CHALLENGE:
Will you output the entries below exactly, skipping every image they contain?

Start SOURCE DATA

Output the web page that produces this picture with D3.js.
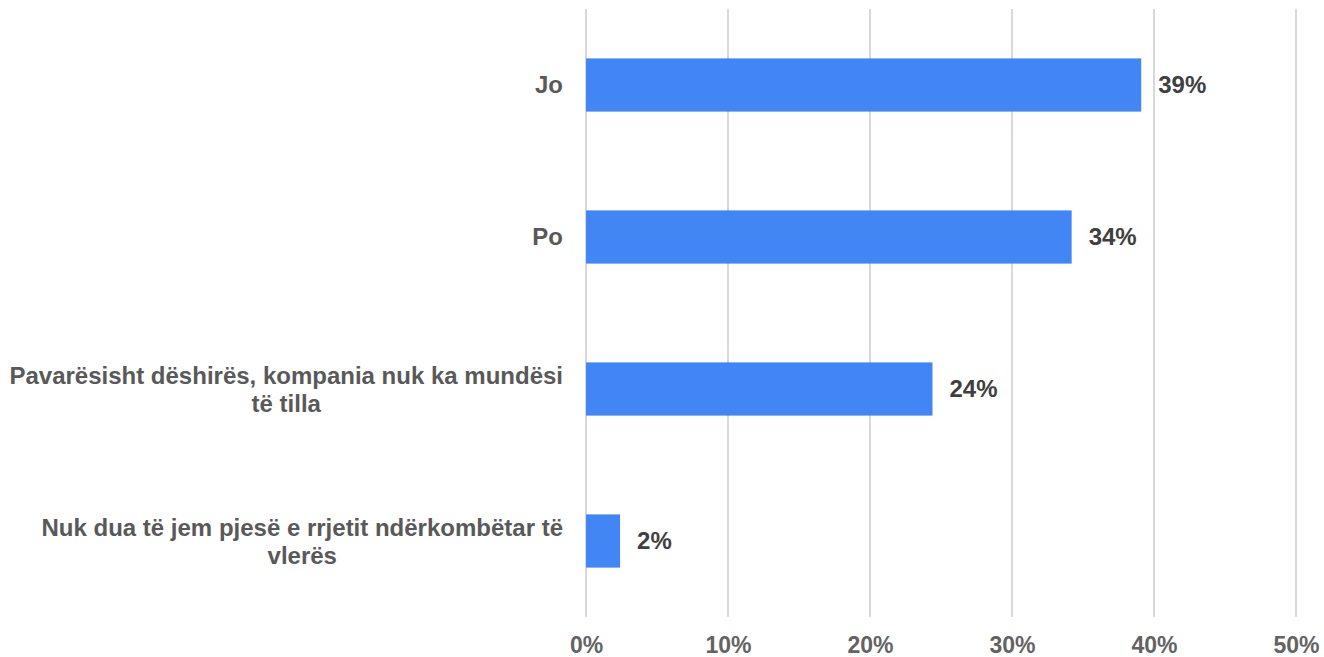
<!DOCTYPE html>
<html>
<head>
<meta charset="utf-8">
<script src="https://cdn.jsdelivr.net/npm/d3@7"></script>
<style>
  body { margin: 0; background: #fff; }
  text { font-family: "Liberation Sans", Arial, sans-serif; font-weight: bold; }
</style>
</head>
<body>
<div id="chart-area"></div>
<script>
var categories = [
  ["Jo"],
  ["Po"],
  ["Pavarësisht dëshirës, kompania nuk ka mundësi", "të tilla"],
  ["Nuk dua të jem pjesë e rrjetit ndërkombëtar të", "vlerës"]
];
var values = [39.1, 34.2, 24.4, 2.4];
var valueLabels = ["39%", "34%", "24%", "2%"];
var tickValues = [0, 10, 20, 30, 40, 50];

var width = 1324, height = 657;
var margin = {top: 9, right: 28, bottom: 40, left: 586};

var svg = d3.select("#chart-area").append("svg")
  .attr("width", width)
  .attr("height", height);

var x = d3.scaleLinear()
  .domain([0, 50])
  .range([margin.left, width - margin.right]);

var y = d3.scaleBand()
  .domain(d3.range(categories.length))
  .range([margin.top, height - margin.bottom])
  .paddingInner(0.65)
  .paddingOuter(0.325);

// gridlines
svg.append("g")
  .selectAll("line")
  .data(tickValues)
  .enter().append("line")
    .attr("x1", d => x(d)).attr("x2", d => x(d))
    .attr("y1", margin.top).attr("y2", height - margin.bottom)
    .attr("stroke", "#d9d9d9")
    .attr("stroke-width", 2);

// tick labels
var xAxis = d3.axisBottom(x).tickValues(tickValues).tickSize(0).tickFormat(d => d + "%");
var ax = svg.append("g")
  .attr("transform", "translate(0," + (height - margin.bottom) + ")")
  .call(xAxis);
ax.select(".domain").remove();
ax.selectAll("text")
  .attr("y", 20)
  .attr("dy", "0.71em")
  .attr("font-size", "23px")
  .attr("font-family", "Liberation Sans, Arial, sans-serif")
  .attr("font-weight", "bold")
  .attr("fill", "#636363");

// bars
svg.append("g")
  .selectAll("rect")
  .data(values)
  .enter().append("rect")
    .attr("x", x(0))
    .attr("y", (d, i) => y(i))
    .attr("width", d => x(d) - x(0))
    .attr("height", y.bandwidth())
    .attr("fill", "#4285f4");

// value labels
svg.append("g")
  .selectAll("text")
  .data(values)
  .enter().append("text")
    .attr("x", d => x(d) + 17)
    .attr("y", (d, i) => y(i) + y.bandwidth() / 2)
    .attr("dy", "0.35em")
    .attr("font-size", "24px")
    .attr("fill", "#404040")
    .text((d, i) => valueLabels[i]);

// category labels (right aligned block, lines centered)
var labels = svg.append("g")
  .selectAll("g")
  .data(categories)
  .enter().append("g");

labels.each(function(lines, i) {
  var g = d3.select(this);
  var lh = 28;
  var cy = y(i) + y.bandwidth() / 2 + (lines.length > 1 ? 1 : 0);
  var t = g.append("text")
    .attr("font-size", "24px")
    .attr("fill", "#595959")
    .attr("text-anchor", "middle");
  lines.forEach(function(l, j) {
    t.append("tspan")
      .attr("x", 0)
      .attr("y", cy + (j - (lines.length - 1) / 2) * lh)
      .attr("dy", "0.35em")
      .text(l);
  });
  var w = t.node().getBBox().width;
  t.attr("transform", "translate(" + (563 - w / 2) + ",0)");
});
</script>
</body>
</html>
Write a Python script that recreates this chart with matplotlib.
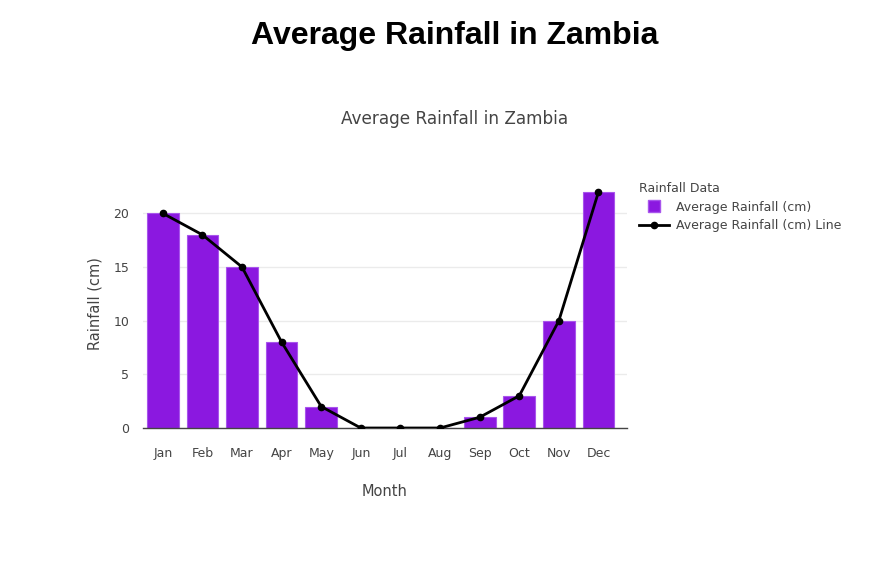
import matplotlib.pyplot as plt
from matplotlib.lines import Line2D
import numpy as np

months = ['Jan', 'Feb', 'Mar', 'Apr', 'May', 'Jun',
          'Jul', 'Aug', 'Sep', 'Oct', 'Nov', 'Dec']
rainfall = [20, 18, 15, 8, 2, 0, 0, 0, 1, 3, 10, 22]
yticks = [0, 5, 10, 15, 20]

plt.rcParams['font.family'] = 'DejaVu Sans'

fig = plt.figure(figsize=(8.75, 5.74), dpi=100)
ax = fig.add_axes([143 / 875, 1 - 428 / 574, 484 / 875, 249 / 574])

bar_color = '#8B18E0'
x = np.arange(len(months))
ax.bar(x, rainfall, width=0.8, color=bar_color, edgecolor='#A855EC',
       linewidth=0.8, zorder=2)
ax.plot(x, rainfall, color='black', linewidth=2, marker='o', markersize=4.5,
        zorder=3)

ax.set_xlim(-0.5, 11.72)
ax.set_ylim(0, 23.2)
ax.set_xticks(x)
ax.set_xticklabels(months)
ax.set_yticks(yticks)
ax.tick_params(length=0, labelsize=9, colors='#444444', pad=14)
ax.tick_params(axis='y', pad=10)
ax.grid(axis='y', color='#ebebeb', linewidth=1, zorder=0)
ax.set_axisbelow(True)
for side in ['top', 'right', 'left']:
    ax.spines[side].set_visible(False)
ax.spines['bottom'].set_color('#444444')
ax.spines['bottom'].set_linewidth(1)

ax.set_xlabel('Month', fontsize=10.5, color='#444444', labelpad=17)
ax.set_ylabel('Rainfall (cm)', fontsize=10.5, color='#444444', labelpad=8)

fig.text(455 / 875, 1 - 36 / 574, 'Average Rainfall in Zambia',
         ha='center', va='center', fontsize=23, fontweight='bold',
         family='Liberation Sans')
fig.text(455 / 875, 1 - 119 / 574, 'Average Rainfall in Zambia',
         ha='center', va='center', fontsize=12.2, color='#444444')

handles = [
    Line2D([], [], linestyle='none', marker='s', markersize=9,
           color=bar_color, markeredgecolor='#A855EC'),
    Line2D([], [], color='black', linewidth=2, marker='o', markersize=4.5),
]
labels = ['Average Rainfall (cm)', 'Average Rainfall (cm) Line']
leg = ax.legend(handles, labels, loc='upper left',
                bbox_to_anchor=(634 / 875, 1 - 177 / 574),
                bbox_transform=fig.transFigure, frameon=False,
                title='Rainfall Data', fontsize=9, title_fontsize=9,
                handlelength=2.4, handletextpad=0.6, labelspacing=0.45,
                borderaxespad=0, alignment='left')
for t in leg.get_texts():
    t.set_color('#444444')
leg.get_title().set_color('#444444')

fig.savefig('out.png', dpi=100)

End SOURCE DATA

TASK RESPONSE:
Output the web page that produces this picture with D3.js.
<!DOCTYPE html>
<html>
<head>
<meta charset="utf-8">
<script src="https://cdn.jsdelivr.net/npm/d3@7"></script>
<style>
  body { margin: 0; background: #fff; }
  text { font-family: "Liberation Sans", Arial, sans-serif; font-weight: bold; }
</style>
</head>
<body>
<div id="chart-area"></div>
<script>
var categories = [
  ["Jo"],
  ["Po"],
  ["Pavarësisht dëshirës, kompania nuk ka mundësi", "të tilla"],
  ["Nuk dua të jem pjesë e rrjetit ndërkombëtar të", "vlerës"]
];
var values = [39.1, 34.2, 24.4, 2.4];
var valueLabels = ["39%", "34%", "24%", "2%"];
var tickValues = [0, 10, 20, 30, 40, 50];

var width = 1324, height = 657;
var margin = {top: 9, right: 28, bottom: 40, left: 586};

var svg = d3.select("#chart-area").append("svg")
  .attr("width", width)
  .attr("height", height);

var x = d3.scaleLinear()
  .domain([0, 50])
  .range([margin.left, width - margin.right]);

var y = d3.scaleBand()
  .domain(d3.range(categories.length))
  .range([margin.top, height - margin.bottom])
  .paddingInner(0.65)
  .paddingOuter(0.325);

// gridlines
svg.append("g")
  .selectAll("line")
  .data(tickValues)
  .enter().append("line")
    .attr("x1", d => x(d)).attr("x2", d => x(d))
    .attr("y1", margin.top).attr("y2", height - margin.bottom)
    .attr("stroke", "#d9d9d9")
    .attr("stroke-width", 2);

// tick labels
var xAxis = d3.axisBottom(x).tickValues(tickValues).tickSize(0).tickFormat(d => d + "%");
var ax = svg.append("g")
  .attr("transform", "translate(0," + (height - margin.bottom) + ")")
  .call(xAxis);
ax.select(".domain").remove();
ax.selectAll("text")
  .attr("y", 20)
  .attr("dy", "0.71em")
  .attr("font-size", "23px")
  .attr("font-family", "Liberation Sans, Arial, sans-serif")
  .attr("font-weight", "bold")
  .attr("fill", "#636363");

// bars
svg.append("g")
  .selectAll("rect")
  .data(values)
  .enter().append("rect")
    .attr("x", x(0))
    .attr("y", (d, i) => y(i))
    .attr("width", d => x(d) - x(0))
    .attr("height", y.bandwidth())
    .attr("fill", "#4285f4");

// value labels
svg.append("g")
  .selectAll("text")
  .data(values)
  .enter().append("text")
    .attr("x", d => x(d) + 17)
    .attr("y", (d, i) => y(i) + y.bandwidth() / 2)
    .attr("dy", "0.35em")
    .attr("font-size", "24px")
    .attr("fill", "#404040")
    .text((d, i) => valueLabels[i]);

// category labels (right aligned block, lines centered)
var labels = svg.append("g")
  .selectAll("g")
  .data(categories)
  .enter().append("g");

labels.each(function(lines, i) {
  var g = d3.select(this);
  var lh = 28;
  var cy = y(i) + y.bandwidth() / 2 + (lines.length > 1 ? 1 : 0);
  var t = g.append("text")
    .attr("font-size", "24px")
    .attr("fill", "#595959")
    .attr("text-anchor", "middle");
  lines.forEach(function(l, j) {
    t.append("tspan")
      .attr("x", 0)
      .attr("y", cy + (j - (lines.length - 1) / 2) * lh)
      .attr("dy", "0.35em")
      .text(l);
  });
  var w = t.node().getBBox().width;
  t.attr("transform", "translate(" + (563 - w / 2) + ",0)");
});
</script>
</body>
</html>
Write a Python script that recreates this chart with matplotlib.
import matplotlib.pyplot as plt
from matplotlib.lines import Line2D
import numpy as np

months = ['Jan', 'Feb', 'Mar', 'Apr', 'May', 'Jun',
          'Jul', 'Aug', 'Sep', 'Oct', 'Nov', 'Dec']
rainfall = [20, 18, 15, 8, 2, 0, 0, 0, 1, 3, 10, 22]
yticks = [0, 5, 10, 15, 20]

plt.rcParams['font.family'] = 'DejaVu Sans'

fig = plt.figure(figsize=(8.75, 5.74), dpi=100)
ax = fig.add_axes([143 / 875, 1 - 428 / 574, 484 / 875, 249 / 574])

bar_color = '#8B18E0'
x = np.arange(len(months))
ax.bar(x, rainfall, width=0.8, color=bar_color, edgecolor='#A855EC',
       linewidth=0.8, zorder=2)
ax.plot(x, rainfall, color='black', linewidth=2, marker='o', markersize=4.5,
        zorder=3)

ax.set_xlim(-0.5, 11.72)
ax.set_ylim(0, 23.2)
ax.set_xticks(x)
ax.set_xticklabels(months)
ax.set_yticks(yticks)
ax.tick_params(length=0, labelsize=9, colors='#444444', pad=14)
ax.tick_params(axis='y', pad=10)
ax.grid(axis='y', color='#ebebeb', linewidth=1, zorder=0)
ax.set_axisbelow(True)
for side in ['top', 'right', 'left']:
    ax.spines[side].set_visible(False)
ax.spines['bottom'].set_color('#444444')
ax.spines['bottom'].set_linewidth(1)

ax.set_xlabel('Month', fontsize=10.5, color='#444444', labelpad=17)
ax.set_ylabel('Rainfall (cm)', fontsize=10.5, color='#444444', labelpad=8)

fig.text(455 / 875, 1 - 36 / 574, 'Average Rainfall in Zambia',
         ha='center', va='center', fontsize=23, fontweight='bold',
         family='Liberation Sans')
fig.text(455 / 875, 1 - 119 / 574, 'Average Rainfall in Zambia',
         ha='center', va='center', fontsize=12.2, color='#444444')

handles = [
    Line2D([], [], linestyle='none', marker='s', markersize=9,
           color=bar_color, markeredgecolor='#A855EC'),
    Line2D([], [], color='black', linewidth=2, marker='o', markersize=4.5),
]
labels = ['Average Rainfall (cm)', 'Average Rainfall (cm) Line']
leg = ax.legend(handles, labels, loc='upper left',
                bbox_to_anchor=(634 / 875, 1 - 177 / 574),
                bbox_transform=fig.transFigure, frameon=False,
                title='Rainfall Data', fontsize=9, title_fontsize=9,
                handlelength=2.4, handletextpad=0.6, labelspacing=0.45,
                borderaxespad=0, alignment='left')
for t in leg.get_texts():
    t.set_color('#444444')
leg.get_title().set_color('#444444')

fig.savefig('out.png', dpi=100)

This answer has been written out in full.